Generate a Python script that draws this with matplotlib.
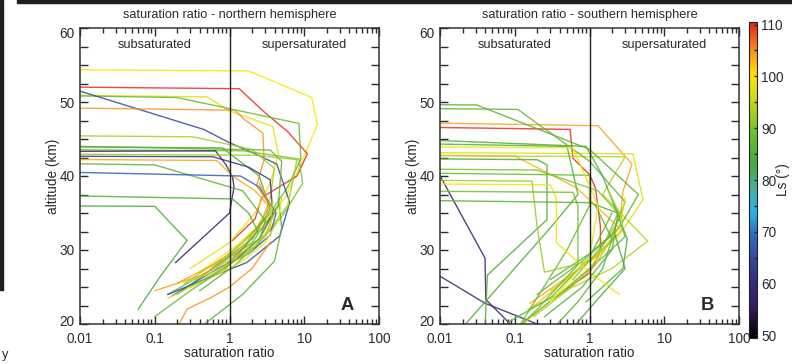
import matplotlib
matplotlib.use('Agg')
import numpy as np
import matplotlib.pyplot as plt
from matplotlib import font_manager
from matplotlib.colors import LinearSegmentedColormap, Normalize
from matplotlib.patches import Rectangle
from matplotlib.cm import ScalarMappable
from matplotlib.ticker import LogLocator, FixedLocator, NullFormatter
from matplotlib.transforms import ScaledTranslation

# a narrow face fits the reference better, fall back to the normal one
installed = {f.name for f in font_manager.fontManager.ttflist}
if 'Liberation Sans Narrow' in installed:
    plt.rcParams['font.family'] = ['Liberation Sans Narrow', 'DejaVu Sans']
    fs = 10.5
    tfs = 11
else:
    plt.rcParams['font.family'] = ['Liberation Sans', 'DejaVu Sans']
    fs = 9.2
    tfs = 9.8

OFF = 0.001  # ratio left of the axis (clipped)

# northern hemisphere profiles: Ls, saturation ratio, altitude (km)
north_ls = [100, 110, 98, 88, 65, 105, 93, 87, 85, 90, 58, 62, 92, 104, 86, 68, 85, 84,
            105, 86, 104, 98, 95, 88]
north_ratio = [
    [OFF, 1.8, 12.6, 15, 10.5, 8, 5.5, 3, 1.2, 0.4],
    [OFF, 1.35, 2.8, 6, 11, 8, 2.7, 2.2, 1.1],
    [OFF, 0.5, 1.0, 3.8, 4.5, 3.5, 2.2, 1.0, 0.3],
    [OFF, 0.2, 8.5, 9, 6, 3.5, 1.5, 0.5, 0.15],
    [OFF, 0.45, 1.0, 2.1, 4.3, 6.4, 4.7, 1.7, 0.8, 0.15],
    [OFF, 1.17, 1.6, 2.8, 2.9, 2.3, 3.5, 2.4, 1.4, 0.8],
    [OFF, 0.32, 2.0, 4, 3.5, 2.5, 1, 0.25],
    [OFF, 3.5, 5, 4.5, 2, 0.6, 0.2],
    [OFF, 0.8, 2.5, 3.5, 2, 0.7],
    [OFF, 1.5, 8.5, 9.5, 5, 2.5, 1, 0.3],
    [OFF, 0.65, 0.9, 1.1, 1.15, 1.0, 0.19],
    [OFF, 0.6, 1.8, 3.5, 3.8, 2.5, 1.3],
    [OFF, 2.3, 8, 6, 3, 1.2, 0.35],
    [OFF, 0.67, 1.1, 2.2, 3.3, 3.0, 1.5, 0.6, 0.2],
    [OFF, 0.1, 1.5, 3, 2.5, 1.2, 0.4],
    [OFF, 1.4, 2.5, 4.2, 3.5, 1.8, 0.7, 0.17],
    [OFF, 1.1, 1.8, 2.4, 1.6, 0.9],
    [OFF, 0.1, 0.27, 0.12, 0.06],
    [0.2, 0.27, 0.6, 1.0, 2.0, 3.5],
    [0.4, 1.5, 4, 5, 4.5],
    [0.1, 0.4, 1.2, 3, 4, 2.5],
    [0.15, 0.5, 1.5, 3, 4.5, 5],
    [0.25, 0.6, 1.8, 3.5, 3.8],
    [0.1, 0.3, 1.0, 2.5, 4.5],
]
north_alt = [
    [54.4, 54.2, 50.6, 47.0, 43.2, 40.5, 37, 34, 30.5, 27],
    [52.1, 51.8, 48.8, 46, 43, 40, 37.1, 34.2, 31.3],
    [51, 50.7, 48.8, 46.7, 43, 39, 35, 31, 27.5],
    [51, 50.6, 47.1, 42.3, 38.5, 35, 31, 27, 24],
    [54.6, 46.3, 44.5, 43.1, 41.6, 36.4, 31.9, 28.3, 27, 24],
    [49.3, 48.9, 47.6, 45.8, 42.2, 38.7, 36, 33.3, 29.7, 27],
    [45.5, 45.3, 43.6, 41, 37, 33, 29.5, 25.5],
    [44.2, 43.5, 42, 36, 31, 27.5, 24],
    [44.0, 43.8, 40, 35.5, 31.5, 28],
    [43.6, 43.4, 42.3, 39, 34.5, 31, 28, 25],
    [43.3, 43.4, 41.5, 39.8, 38.5, 35, 28.3],
    [42.7, 42.6, 41.2, 39.5, 35, 31.5, 29],
    [43.0, 42.8, 42.2, 36, 32, 29.5, 26],
    [42.3, 42.1, 40, 38, 36, 33.5, 30.5, 28, 25.5],
    [41.8, 41.5, 38, 34, 31, 28, 24.5],
    [40.7, 40.0, 38.5, 35, 32, 29.5, 27.5, 23.8],
    [37.5, 36.9, 35, 32.5, 30.5, 28],
    [36, 35.9, 31.3, 26.5, 22],
    [19.5, 22, 23.7, 25, 27.5, 31],
    [19.5, 24, 28.5, 33, 37],
    [24.5, 26.5, 29, 32, 35, 39],
    [23.5, 26, 28.5, 31, 34, 37],
    [25.5, 27, 29.5, 33, 36.5],
    [21, 24.5, 28, 31.5, 36],
]

# southern hemisphere profiles
south_ls = [57, 58, 110, 104, 103, 97, 94, 86, 87, 85, 84, 85, 88, 90, 92, 99,
            97, 88, 93, 86, 84, 87, 89, 86, 99]
south_ratio = [
    [0.005, 0.04, 0.041, 0.087, 0.1],
    [0.005, 0.04, 0.2, 0.3],
    [OFF, 0.55, 0.6, 1.0, 1.2, 1.4, 1.4, 1.0, 0.36],
    [OFF, 1.3, 3.7, 2.8, 2.6, 1.2, 0.16],
    [OFF, 0.1, 0.67, 2.7, 1.5, 0.16],
    [OFF, 3.8, 5.2, 2.5, 1.0, 0.3],
    [OFF, 3.0, 1.5, 6.0, 2.0, 0.6, 0.15],
    [OFF, 0.031, 1.0, 4.5, 2.5, 1.0, 0.3],
    [OFF, 0.11, 1.0, 3.0, 2.0, 0.8, 0.2],
    [OFF, 0.9, 1.5, 3.2, 2.8, 0.9],
    [OFF, 0.2, 0.27, 0.27, 0.043, 0.04],
    [OFF, 0.5, 0.7, 0.3, 0.022],
    [OFF, 1.0, 1.0, 0.5, 0.12],
    [OFF, 0.2, 1.3, 2.4, 1.6, 0.6],
    [OFF, 0.17, 0.2, 0.25, 1.0, 2.3],
    [OFF, 0.3, 0.36, 0.36, 1.0, 2.5],
    [0.13, 0.25, 1.0, 2.5, 3.0],
    [0.12, 0.4, 1.5, 3.0, 2.2],
    [0.18, 0.5, 1.2, 2.8, 1.8],
    [0.3, 0.7, 1.5, 2.0, 1.2],
    [0.6, 1.2, 3.0, 2.2],
    [0.05, 0.3, 1.0, 2.0],
    [OFF, 0.6, 0.7, 0.7, 0.2, 0.1],
    [OFF, 1.0, 2.4, 2.0, 0.8, 0.25],
    [OFF, 0.6, 1.3, 1.0, 0.3],
]
south_alt = [
    [45.6, 28.9, 23.3, 20, 19],
    [28.3, 22.8, 20, 19.5],
    [46.7, 46.3, 42.4, 40.2, 38.4, 33.2, 29.8, 26.9, 23.7],
    [47.3, 46.8, 41.6, 37.9, 34.5, 29, 22.8],
    [42.9, 42.7, 38.4, 32.7, 30, 22],
    [43.2, 43.0, 36.8, 32, 28.5, 24.5],
    [42.8, 42.6, 37.5, 31.2, 27.5, 25, 22],
    [49.7, 49.6, 43.6, 37.5, 33, 29.5, 26],
    [49.2, 49.0, 42.0, 36.5, 32, 28.5, 24],
    [45.2, 44.0, 40, 31.5, 27.5, 23],
    [42.4, 42.2, 41.5, 34.1, 26.6, 19.5],
    [44.5, 44.0, 37.5, 33, 20],
    [40.5, 40.1, 36, 30, 20],
    [41.0, 40.8, 38, 35, 31, 26],
    [39.5, 39.3, 33, 27, 28.5, 32],
    [39.0, 38.8, 37, 31, 27, 24],
    [20, 22.5, 27.5, 33, 37],
    [20, 24, 29, 31.8, 36],
    [21, 24.5, 28, 34, 38],
    [19, 23, 27.5, 31.5, 36],
    [19.5, 23, 27.5, 32],
    [19, 23.5, 29, 35],
    [38.0, 37.8, 36, 28, 22, 19],
    [36.8, 36.4, 35, 30, 25, 21],
    [44.0, 43.8, 36, 29, 23],
]

cbar_ticks = [50, 60, 70, 80, 90, 100, 110]

ink = '#2a2a33'
cmap = LinearSegmentedColormap.from_list('ls_rainbow', [
    (0.00, '#000000'), (0.10, '#3b1a5e'), (0.22, '#33398f'), (0.33, '#2d6fc0'),
    (0.40, '#29b5e8'), (0.47, '#4bb0a0'), (0.55, '#46a83c'), (0.65, '#6fbf2d'),
    (0.75, '#c8d81e'), (0.83, '#ffe600'), (0.91, '#f7941d'), (1.00, '#e8201e')])
norm = Normalize(49.5, 110.5)

fig = plt.figure(figsize=(7.92, 3.64), dpi=100)

# cropped page decorations
fig.patches.append(Rectangle((17 / 792, 1 - 3 / 364), 1, 3 / 364, transform=fig.transFigure,
                             color='#1e1e1e', zorder=0))
fig.patches.append(Rectangle((0, 1 - 290 / 364), 2.5 / 792, 290 / 364, transform=fig.transFigure,
                             color='#1e1e1e', zorder=0))
fig.text(2 / 792, 1 - 355 / 364, 'y', fontsize=fs, color=ink, va='center')


def panel(rect, ls, ratio, alt, title, letter):
    ax = fig.add_axes(rect)
    for c, s, a in zip(ls, ratio, alt):
        ax.plot(s, a, color=cmap(norm(c)), lw=1.0, alpha=0.85, solid_joinstyle='miter')
    ax.axvline(1, color='#222', lw=1.0)
    ax.set_xscale('log')
    ax.set_xlim(0.01, 100)
    ax.set_ylim(20, 60)
    ax.set_xticks([0.01, 0.1, 1, 10, 100])
    ax.set_xticklabels(['0.01', '0.1', '1', '10', '100'])
    ax.xaxis.set_minor_locator(LogLocator(base=10, subs=np.arange(2, 10)))
    ax.xaxis.set_minor_formatter(NullFormatter())
    ax.set_yticks([20, 30, 40, 50, 60])
    ax.yaxis.set_minor_locator(FixedLocator(np.arange(20, 60.1, 2.5)))
    ax.tick_params(which='both', direction='in', top=True, right=True, colors=ink,
                   labelsize=tfs, width=1.0)
    ax.tick_params(which='major', length=6)
    ax.tick_params(axis='x', which='major', pad=6)
    ax.tick_params(axis='y', which='major', pad=4)
    ax.tick_params(axis='y', which='minor', length=6)
    ax.tick_params(axis='x', which='minor', length=3.5)
    # end labels are pulled inside the axis range, as in the reference
    labs = ax.get_yticklabels()
    labs[0].set_transform(labs[0].get_transform() + ScaledTranslation(0, 4 / 100, fig.dpi_scale_trans))
    labs[-1].set_transform(labs[-1].get_transform() + ScaledTranslation(0, -4 / 100, fig.dpi_scale_trans))
    for sp in ax.spines.values():
        sp.set_color('#333')
        sp.set_linewidth(1.1)
    ax.set_title(title, fontsize=fs, color=ink, pad=7)
    ax.set_xlabel('saturation ratio', fontsize=tfs, color=ink)
    ax.xaxis.set_label_coords(0.5, -0.075)
    ax.set_ylabel('altitude (km)', fontsize=tfs, color=ink)
    ax.yaxis.set_label_coords(-0.068, 0.5)
    ax.text(0.251, 0.943, 'subsaturated', transform=ax.transAxes, ha='center', va='center',
            fontsize=fs, color=ink)
    ax.text(0.749, 0.943, 'supersaturated', transform=ax.transAxes, ha='center', va='center',
            fontsize=fs, color=ink)
    ax.text(0.895, 0.064, letter, transform=ax.transAxes, ha='center', va='center',
            fontsize=fs + 4, fontweight='bold', color=ink)
    return ax


panel([80 / 792, 1 - 324 / 364, 299 / 792, 296 / 364], north_ls, north_ratio, north_alt,
      'saturation ratio - northern hemisphere', 'A')
panel([440 / 792, 1 - 324 / 364, 299 / 792, 296 / 364], south_ls, south_ratio, south_alt,
      'saturation ratio - southern hemisphere', 'B')

cax = fig.add_axes([749 / 792, 1 - 338 / 364, 8 / 792, 316 / 364])
cb = fig.colorbar(ScalarMappable(norm=norm, cmap=cmap), cax=cax, ticks=cbar_ticks)
cb.ax.yaxis.set_minor_locator(FixedLocator(np.arange(55, 110, 10)))
cb.ax.tick_params(which='both', direction='in', length=2, width=1, colors=ink, labelsize=tfs, pad=3)
cb.outline.set_edgecolor('#222')
fig.text(783 / 792, 1 - 180 / 364, 'Ls (°)', rotation=90, fontsize=tfs, color=ink,
         ha='center', va='center')

plt.savefig('out.png', dpi=100)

□ □ □ □ □ □ □

__PROBLEM__: Exactly reproduce the run of lines from the start of the listing through the line with "OFF = 0.001", inclusive; pictures are not copied.

__SOLUTION__:
Generate a Python script that draws this with matplotlib.
import matplotlib
matplotlib.use('Agg')
import numpy as np
import matplotlib.pyplot as plt
from matplotlib import font_manager
from matplotlib.colors import LinearSegmentedColormap, Normalize
from matplotlib.patches import Rectangle
from matplotlib.cm import ScalarMappable
from matplotlib.ticker import LogLocator, FixedLocator, NullFormatter
from matplotlib.transforms import ScaledTranslation

# a narrow face fits the reference better, fall back to the normal one
installed = {f.name for f in font_manager.fontManager.ttflist}
if 'Liberation Sans Narrow' in installed:
    plt.rcParams['font.family'] = ['Liberation Sans Narrow', 'DejaVu Sans']
    fs = 10.5
    tfs = 11
else:
    plt.rcParams['font.family'] = ['Liberation Sans', 'DejaVu Sans']
    fs = 9.2
    tfs = 9.8

OFF = 0.001  # ratio left of the axis (clipped)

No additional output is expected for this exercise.